[Stated problem] Type out the complete listing below word for word, without its pictures.

━━━━━ Records supplied ━━━━━

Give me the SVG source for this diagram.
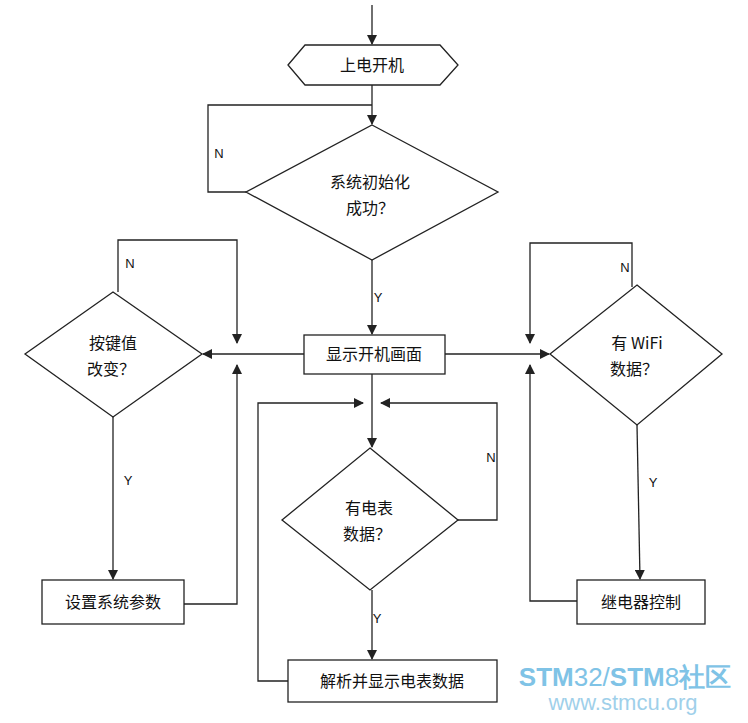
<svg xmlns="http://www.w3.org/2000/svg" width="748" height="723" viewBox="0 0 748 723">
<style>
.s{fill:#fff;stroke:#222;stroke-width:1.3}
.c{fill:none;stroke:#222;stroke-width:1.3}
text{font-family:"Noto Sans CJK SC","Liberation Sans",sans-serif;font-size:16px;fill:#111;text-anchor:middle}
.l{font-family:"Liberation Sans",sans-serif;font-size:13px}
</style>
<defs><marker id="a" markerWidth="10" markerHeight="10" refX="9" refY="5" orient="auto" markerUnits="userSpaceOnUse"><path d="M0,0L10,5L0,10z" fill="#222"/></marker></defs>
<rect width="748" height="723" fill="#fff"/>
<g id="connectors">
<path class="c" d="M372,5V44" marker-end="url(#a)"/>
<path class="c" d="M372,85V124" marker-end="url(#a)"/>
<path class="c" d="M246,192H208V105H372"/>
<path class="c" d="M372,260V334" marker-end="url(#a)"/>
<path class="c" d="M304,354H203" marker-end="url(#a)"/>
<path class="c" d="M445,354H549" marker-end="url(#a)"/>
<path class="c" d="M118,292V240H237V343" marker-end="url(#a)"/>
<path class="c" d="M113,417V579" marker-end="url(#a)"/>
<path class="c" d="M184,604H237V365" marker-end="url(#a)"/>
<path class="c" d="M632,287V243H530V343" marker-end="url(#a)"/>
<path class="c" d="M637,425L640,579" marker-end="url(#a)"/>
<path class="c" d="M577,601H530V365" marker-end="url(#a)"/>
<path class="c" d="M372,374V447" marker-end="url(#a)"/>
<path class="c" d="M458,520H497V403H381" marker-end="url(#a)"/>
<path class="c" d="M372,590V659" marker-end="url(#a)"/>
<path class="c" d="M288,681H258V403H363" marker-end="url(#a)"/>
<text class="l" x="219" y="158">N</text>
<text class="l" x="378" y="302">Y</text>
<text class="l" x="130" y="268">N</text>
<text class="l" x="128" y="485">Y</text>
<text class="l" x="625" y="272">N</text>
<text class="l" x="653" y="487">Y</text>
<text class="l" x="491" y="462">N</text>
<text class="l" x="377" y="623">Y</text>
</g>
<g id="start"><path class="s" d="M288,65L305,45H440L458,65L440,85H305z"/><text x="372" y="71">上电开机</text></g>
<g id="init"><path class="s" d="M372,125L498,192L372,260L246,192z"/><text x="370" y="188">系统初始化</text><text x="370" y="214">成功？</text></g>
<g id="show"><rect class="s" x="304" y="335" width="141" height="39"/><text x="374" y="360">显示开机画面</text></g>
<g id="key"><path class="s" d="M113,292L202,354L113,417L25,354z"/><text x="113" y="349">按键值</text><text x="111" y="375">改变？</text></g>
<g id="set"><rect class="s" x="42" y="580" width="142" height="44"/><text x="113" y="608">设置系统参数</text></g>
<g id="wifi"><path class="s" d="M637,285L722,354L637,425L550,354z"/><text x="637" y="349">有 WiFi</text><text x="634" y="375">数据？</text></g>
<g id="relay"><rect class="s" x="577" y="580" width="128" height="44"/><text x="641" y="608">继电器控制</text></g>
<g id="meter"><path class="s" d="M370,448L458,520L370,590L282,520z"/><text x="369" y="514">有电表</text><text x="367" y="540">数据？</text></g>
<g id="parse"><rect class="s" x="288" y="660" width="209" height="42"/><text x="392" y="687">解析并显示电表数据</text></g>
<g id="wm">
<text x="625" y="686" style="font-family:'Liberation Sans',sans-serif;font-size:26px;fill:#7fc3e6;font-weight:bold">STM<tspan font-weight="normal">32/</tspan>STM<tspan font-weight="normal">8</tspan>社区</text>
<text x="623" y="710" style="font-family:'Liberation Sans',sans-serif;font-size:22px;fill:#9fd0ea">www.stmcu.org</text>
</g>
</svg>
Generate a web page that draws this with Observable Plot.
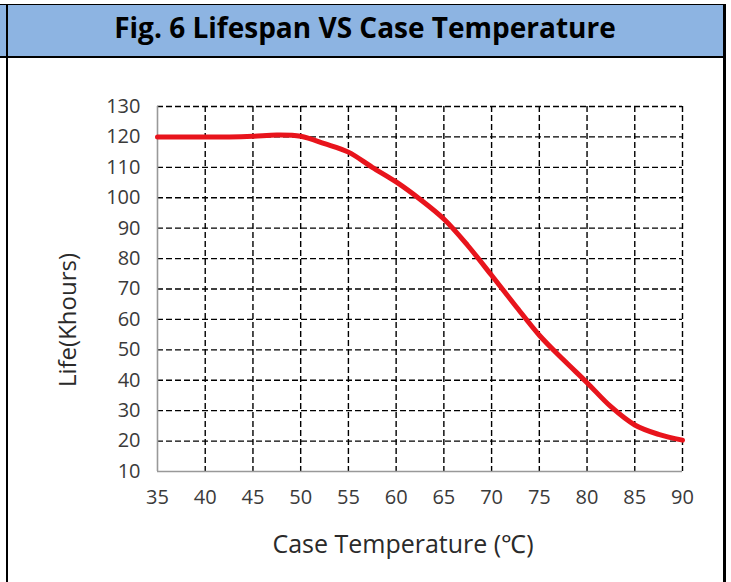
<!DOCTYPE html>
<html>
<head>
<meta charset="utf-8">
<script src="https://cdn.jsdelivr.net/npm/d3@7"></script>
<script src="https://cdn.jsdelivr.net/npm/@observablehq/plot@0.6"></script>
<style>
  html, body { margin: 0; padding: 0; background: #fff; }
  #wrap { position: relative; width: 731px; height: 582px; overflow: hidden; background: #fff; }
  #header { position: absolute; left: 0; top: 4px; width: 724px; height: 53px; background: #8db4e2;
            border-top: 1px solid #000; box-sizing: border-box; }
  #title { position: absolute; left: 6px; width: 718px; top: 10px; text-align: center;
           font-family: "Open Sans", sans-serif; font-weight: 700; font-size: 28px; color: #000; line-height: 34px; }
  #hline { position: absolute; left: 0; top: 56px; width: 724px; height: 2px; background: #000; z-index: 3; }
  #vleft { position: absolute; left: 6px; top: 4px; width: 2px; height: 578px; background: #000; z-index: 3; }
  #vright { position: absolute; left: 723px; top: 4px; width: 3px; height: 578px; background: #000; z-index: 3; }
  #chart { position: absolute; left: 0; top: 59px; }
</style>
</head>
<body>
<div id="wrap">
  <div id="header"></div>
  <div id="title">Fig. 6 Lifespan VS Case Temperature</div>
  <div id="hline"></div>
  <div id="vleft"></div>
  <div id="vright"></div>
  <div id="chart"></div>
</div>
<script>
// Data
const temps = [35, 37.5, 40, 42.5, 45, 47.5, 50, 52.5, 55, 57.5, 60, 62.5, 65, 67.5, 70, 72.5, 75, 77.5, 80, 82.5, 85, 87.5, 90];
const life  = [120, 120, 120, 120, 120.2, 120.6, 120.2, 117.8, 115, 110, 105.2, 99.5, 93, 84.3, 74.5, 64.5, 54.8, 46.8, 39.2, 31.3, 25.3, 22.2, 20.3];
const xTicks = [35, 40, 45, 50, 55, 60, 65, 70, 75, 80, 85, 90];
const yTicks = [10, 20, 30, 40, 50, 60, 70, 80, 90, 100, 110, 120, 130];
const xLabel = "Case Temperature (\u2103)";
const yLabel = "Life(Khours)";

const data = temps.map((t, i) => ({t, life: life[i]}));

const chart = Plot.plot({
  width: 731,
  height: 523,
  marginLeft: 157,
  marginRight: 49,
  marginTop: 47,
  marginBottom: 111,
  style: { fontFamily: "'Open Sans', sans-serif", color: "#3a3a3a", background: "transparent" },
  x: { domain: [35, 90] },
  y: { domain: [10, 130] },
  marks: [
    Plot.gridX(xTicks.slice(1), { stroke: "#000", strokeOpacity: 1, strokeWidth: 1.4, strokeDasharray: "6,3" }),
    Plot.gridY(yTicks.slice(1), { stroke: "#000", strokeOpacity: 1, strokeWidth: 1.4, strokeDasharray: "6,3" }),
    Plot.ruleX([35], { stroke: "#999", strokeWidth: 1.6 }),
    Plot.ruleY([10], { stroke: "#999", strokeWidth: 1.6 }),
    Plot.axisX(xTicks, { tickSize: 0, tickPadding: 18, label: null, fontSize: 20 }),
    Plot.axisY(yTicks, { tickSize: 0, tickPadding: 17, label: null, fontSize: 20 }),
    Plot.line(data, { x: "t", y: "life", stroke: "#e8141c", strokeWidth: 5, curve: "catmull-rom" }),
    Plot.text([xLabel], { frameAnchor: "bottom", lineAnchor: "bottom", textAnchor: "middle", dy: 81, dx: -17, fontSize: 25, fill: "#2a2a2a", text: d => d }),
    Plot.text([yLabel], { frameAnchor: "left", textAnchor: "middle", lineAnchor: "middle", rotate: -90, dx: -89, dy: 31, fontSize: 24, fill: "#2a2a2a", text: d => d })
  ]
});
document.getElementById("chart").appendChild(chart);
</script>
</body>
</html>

━━━━━

[Response to the task]
Give me the SVG source for this diagram.
<svg xmlns="http://www.w3.org/2000/svg" width="748" height="723" viewBox="0 0 748 723">
<style>
.s{fill:#fff;stroke:#222;stroke-width:1.3}
.c{fill:none;stroke:#222;stroke-width:1.3}
text{font-family:"Noto Sans CJK SC","Liberation Sans",sans-serif;font-size:16px;fill:#111;text-anchor:middle}
.l{font-family:"Liberation Sans",sans-serif;font-size:13px}
</style>
<defs><marker id="a" markerWidth="10" markerHeight="10" refX="9" refY="5" orient="auto" markerUnits="userSpaceOnUse"><path d="M0,0L10,5L0,10z" fill="#222"/></marker></defs>
<rect width="748" height="723" fill="#fff"/>
<g id="connectors">
<path class="c" d="M372,5V44" marker-end="url(#a)"/>
<path class="c" d="M372,85V124" marker-end="url(#a)"/>
<path class="c" d="M246,192H208V105H372"/>
<path class="c" d="M372,260V334" marker-end="url(#a)"/>
<path class="c" d="M304,354H203" marker-end="url(#a)"/>
<path class="c" d="M445,354H549" marker-end="url(#a)"/>
<path class="c" d="M118,292V240H237V343" marker-end="url(#a)"/>
<path class="c" d="M113,417V579" marker-end="url(#a)"/>
<path class="c" d="M184,604H237V365" marker-end="url(#a)"/>
<path class="c" d="M632,287V243H530V343" marker-end="url(#a)"/>
<path class="c" d="M637,425L640,579" marker-end="url(#a)"/>
<path class="c" d="M577,601H530V365" marker-end="url(#a)"/>
<path class="c" d="M372,374V447" marker-end="url(#a)"/>
<path class="c" d="M458,520H497V403H381" marker-end="url(#a)"/>
<path class="c" d="M372,590V659" marker-end="url(#a)"/>
<path class="c" d="M288,681H258V403H363" marker-end="url(#a)"/>
<text class="l" x="219" y="158">N</text>
<text class="l" x="378" y="302">Y</text>
<text class="l" x="130" y="268">N</text>
<text class="l" x="128" y="485">Y</text>
<text class="l" x="625" y="272">N</text>
<text class="l" x="653" y="487">Y</text>
<text class="l" x="491" y="462">N</text>
<text class="l" x="377" y="623">Y</text>
</g>
<g id="start"><path class="s" d="M288,65L305,45H440L458,65L440,85H305z"/><text x="372" y="71">上电开机</text></g>
<g id="init"><path class="s" d="M372,125L498,192L372,260L246,192z"/><text x="370" y="188">系统初始化</text><text x="370" y="214">成功？</text></g>
<g id="show"><rect class="s" x="304" y="335" width="141" height="39"/><text x="374" y="360">显示开机画面</text></g>
<g id="key"><path class="s" d="M113,292L202,354L113,417L25,354z"/><text x="113" y="349">按键值</text><text x="111" y="375">改变？</text></g>
<g id="set"><rect class="s" x="42" y="580" width="142" height="44"/><text x="113" y="608">设置系统参数</text></g>
<g id="wifi"><path class="s" d="M637,285L722,354L637,425L550,354z"/><text x="637" y="349">有 WiFi</text><text x="634" y="375">数据？</text></g>
<g id="relay"><rect class="s" x="577" y="580" width="128" height="44"/><text x="641" y="608">继电器控制</text></g>
<g id="meter"><path class="s" d="M370,448L458,520L370,590L282,520z"/><text x="369" y="514">有电表</text><text x="367" y="540">数据？</text></g>
<g id="parse"><rect class="s" x="288" y="660" width="209" height="42"/><text x="392" y="687">解析并显示电表数据</text></g>
<g id="wm">
<text x="625" y="686" style="font-family:'Liberation Sans',sans-serif;font-size:26px;fill:#7fc3e6;font-weight:bold">STM<tspan font-weight="normal">32/</tspan>STM<tspan font-weight="normal">8</tspan>社区</text>
<text x="623" y="710" style="font-family:'Liberation Sans',sans-serif;font-size:22px;fill:#9fd0ea">www.stmcu.org</text>
</g>
</svg>
Generate a web page that draws this with Observable Plot.
<!DOCTYPE html>
<html>
<head>
<meta charset="utf-8">
<script src="https://cdn.jsdelivr.net/npm/d3@7"></script>
<script src="https://cdn.jsdelivr.net/npm/@observablehq/plot@0.6"></script>
<style>
  html, body { margin: 0; padding: 0; background: #fff; }
  #wrap { position: relative; width: 731px; height: 582px; overflow: hidden; background: #fff; }
  #header { position: absolute; left: 0; top: 4px; width: 724px; height: 53px; background: #8db4e2;
            border-top: 1px solid #000; box-sizing: border-box; }
  #title { position: absolute; left: 6px; width: 718px; top: 10px; text-align: center;
           font-family: "Open Sans", sans-serif; font-weight: 700; font-size: 28px; color: #000; line-height: 34px; }
  #hline { position: absolute; left: 0; top: 56px; width: 724px; height: 2px; background: #000; z-index: 3; }
  #vleft { position: absolute; left: 6px; top: 4px; width: 2px; height: 578px; background: #000; z-index: 3; }
  #vright { position: absolute; left: 723px; top: 4px; width: 3px; height: 578px; background: #000; z-index: 3; }
  #chart { position: absolute; left: 0; top: 59px; }
</style>
</head>
<body>
<div id="wrap">
  <div id="header"></div>
  <div id="title">Fig. 6 Lifespan VS Case Temperature</div>
  <div id="hline"></div>
  <div id="vleft"></div>
  <div id="vright"></div>
  <div id="chart"></div>
</div>
<script>
// Data
const temps = [35, 37.5, 40, 42.5, 45, 47.5, 50, 52.5, 55, 57.5, 60, 62.5, 65, 67.5, 70, 72.5, 75, 77.5, 80, 82.5, 85, 87.5, 90];
const life  = [120, 120, 120, 120, 120.2, 120.6, 120.2, 117.8, 115, 110, 105.2, 99.5, 93, 84.3, 74.5, 64.5, 54.8, 46.8, 39.2, 31.3, 25.3, 22.2, 20.3];
const xTicks = [35, 40, 45, 50, 55, 60, 65, 70, 75, 80, 85, 90];
const yTicks = [10, 20, 30, 40, 50, 60, 70, 80, 90, 100, 110, 120, 130];
const xLabel = "Case Temperature (\u2103)";
const yLabel = "Life(Khours)";

const data = temps.map((t, i) => ({t, life: life[i]}));

const chart = Plot.plot({
  width: 731,
  height: 523,
  marginLeft: 157,
  marginRight: 49,
  marginTop: 47,
  marginBottom: 111,
  style: { fontFamily: "'Open Sans', sans-serif", color: "#3a3a3a", background: "transparent" },
  x: { domain: [35, 90] },
  y: { domain: [10, 130] },
  marks: [
    Plot.gridX(xTicks.slice(1), { stroke: "#000", strokeOpacity: 1, strokeWidth: 1.4, strokeDasharray: "6,3" }),
    Plot.gridY(yTicks.slice(1), { stroke: "#000", strokeOpacity: 1, strokeWidth: 1.4, strokeDasharray: "6,3" }),
    Plot.ruleX([35], { stroke: "#999", strokeWidth: 1.6 }),
    Plot.ruleY([10], { stroke: "#999", strokeWidth: 1.6 }),
    Plot.axisX(xTicks, { tickSize: 0, tickPadding: 18, label: null, fontSize: 20 }),
    Plot.axisY(yTicks, { tickSize: 0, tickPadding: 17, label: null, fontSize: 20 }),
    Plot.line(data, { x: "t", y: "life", stroke: "#e8141c", strokeWidth: 5, curve: "catmull-rom" }),
    Plot.text([xLabel], { frameAnchor: "bottom", lineAnchor: "bottom", textAnchor: "middle", dy: 81, dx: -17, fontSize: 25, fill: "#2a2a2a", text: d => d }),
    Plot.text([yLabel], { frameAnchor: "left", textAnchor: "middle", lineAnchor: "middle", rotate: -90, dx: -89, dy: 31, fontSize: 24, fill: "#2a2a2a", text: d => d })
  ]
});
document.getElementById("chart").appendChild(chart);
</script>
</body>
</html>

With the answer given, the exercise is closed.